The Second Laws for an Information driven Current through a Spin Valve

TL;DR

This paper introduces a physically realizable Maxwell's demon using a spin valve interacting with electrons on a quantum dot tape, providing exact solutions and exploring second law inequalities in feedback control.

Contribution

It presents a new spin valve-based Maxwell's demon model, exactly solvable, and compares second law bounds in measurement-based feedback versus tape-based scenarios.

Findings

Model is exactly solvable and thermodynamically equivalent to previous models.

Second law bounds vary depending on feedback scheme and tape interactions.

Derived an effective master equation with consistent entropy production rate.

Abstract

We propose a physically realizable Maxwell's demon device using a spin valve interacting unitarily for a short time with electrons placed on a tape of quantum dots, which is thermodynamically equivalent to the device introduced by Mandal and Jarzynski [PNAS 109, 11641 (2012)]. The model is exactly solvable and we show that it can be equivalently interpreted as a Brownian ratchet demon.

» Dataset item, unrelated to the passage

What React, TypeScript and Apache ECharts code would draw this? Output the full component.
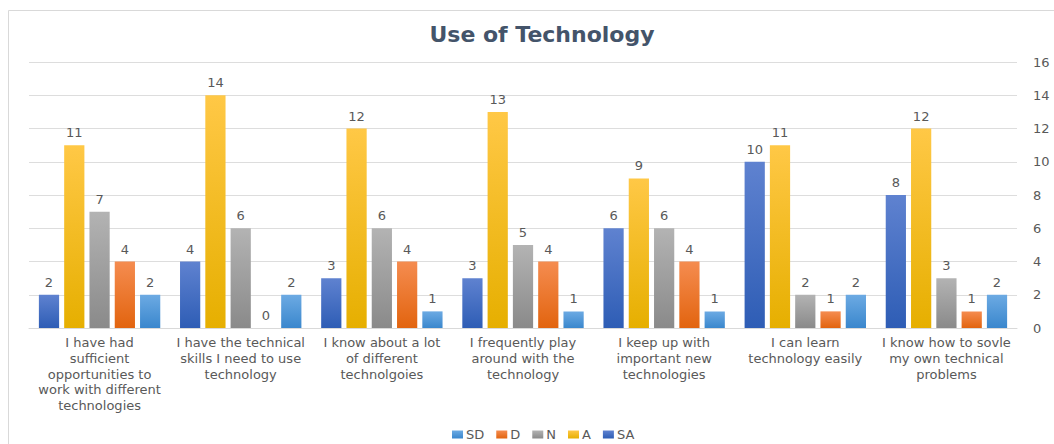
import React, { useEffect, useRef } from "react";
import * as echarts from "echarts";

const categories = [
  "I have had\nsufficient\nopportunities to\nwork with different\ntechnologies",
  "I have the technical\nskills I need to use\ntechnology",
  "I know about a lot\nof different\ntechnolgoies",
  "I frequently play\naround with the\ntechnology",
  "I keep up with\nimportant new\ntechnologies",
  "I can learn\ntechnology easily",
  "I know how to sovle\nmy own technical\nproblems",
];

const saValues = [2, 4, 3, 3, 6, 10, 8];
const aValues = [11, 14, 12, 13, 9, 11, 12];
const nValues = [7, 6, 6, 5, 6, 2, 3];
const dValues = [4, 0, 4, 4, 4, 1, 1];
const sdValues = [2, 2, 1, 1, 1, 2, 2];

const legendOrder = ["SD", "D", "N", "A", "SA"];
const yTicks = { min: 0, max: 16, interval: 2 };

const grad = (top: string, bottom: string) =>
  new echarts.graphic.LinearGradient(0, 0, 0, 1, [
    { offset: 0, color: top },
    { offset: 1, color: bottom },
  ]);

const FONT = "'DejaVu Sans', 'Open Sans', sans-serif";

export default function App() {
  const ref = useRef<HTMLDivElement>(null);
  useEffect(() => {
    if (!ref.current) return;
    const chart = echarts.init(ref.current, null, { renderer: "svg" });
    const label = {
      show: true,
      position: "top" as const,
      distance: 6,
      color: "#595959",
      fontSize: 13,
      fontFamily: FONT,
    };
    const mk = (name: string, data: number[], top: string, bottom: string) => ({
      name,
      type: "bar" as const,
      data,
      barGap: "25%",
      barCategoryGap: "14%",
      label,
      itemStyle: { color: grad(top, bottom) },
      emphasis: { disabled: true },
    });
    const series = [
      mk("SA", saValues, "#5F82D0", "#2E5DB5"),
      mk("A", aValues, "#FFC846", "#E6AF00"),
      mk("N", nValues, "#B3B3B3", "#8A8A8A"),
      mk("D", dValues, "#F58C50", "#E2640F"),
      mk("SD", sdValues, "#6CAAE3", "#3A87CD"),
    ];

    chart.setOption({
      animation: false,
      backgroundColor: "#ffffff",
      title: {
        text: "Use of Technology",
        left: 537,
        top: 18,
        textAlign: "center",
        textStyle: {
          fontFamily: FONT,
          fontSize: 22,
          fontWeight: "bold",
          color: "#44546A",
        },
      },
      graphic: [
        {
          type: "rect",
          shape: { x: 8.5, y: 10.5, width: 1100, height: 500 },
          style: { fill: "none", stroke: "#D9D9D9", lineWidth: 1 },
          silent: true,
        },
      ],
      legend: {
        data: legendOrder.map((n) => ({ name: n })),
        top: 423,
        left: 447,
        itemWidth: 11,
        itemHeight: 8,
        itemGap: 12,
        icon: "rect",
        textStyle: { fontFamily: FONT, fontSize: 13, color: "#595959", padding: [0, 0, 0, -2] },
      },
      color: ["#4472C4", "#FFC000", "#A5A5A5", "#ED7D31", "#5B9BD5"],
      grid: { left: 29, right: 37, top: 62, bottom: 116, containLabel: false },
      xAxis: {
        type: "category",
        data: categories,
        axisLine: { show: true, lineStyle: { color: "#D9D9D9" } },
        axisTick: { show: false },
        axisLabel: {
          interval: 0,
          fontFamily: FONT,
          fontSize: 13,
          color: "#595959",
          lineHeight: 15.6,
          margin: 7,
        },
      },
      yAxis: {
        type: "value",
        position: "right",
        min: yTicks.min,
        max: yTicks.max,
        interval: yTicks.interval,
        axisLine: { show: false },
        axisTick: { show: false },
        splitLine: { lineStyle: { color: "#DDDDDD" } },
        axisLabel: { fontFamily: FONT, fontSize: 13, color: "#595959", margin: 16 },
      },
      series,
    });
    return () => chart.dispose();
  }, []);
  return (
    <div
      ref={ref}
      style={{ position: "fixed", left: 0, top: 0, width: 1054, height: 444 }}
    />
  );
}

We then consider a measurement based discrete feedback scheme, which produces identical system dynamics, but possesses a different second law inequality. We show that the second law for discrete feedback control can provide a smaller, equal or larger bound on the maximum extractable work as compared to the second law involving the tape of bits. Finally, we derive an effective master equation governing the system evolution for Poisson distributed bits on the tape (or measurement times respectively) and we show that its associated entropy production rate contains the same physical statement as the second law involving the tape of bits.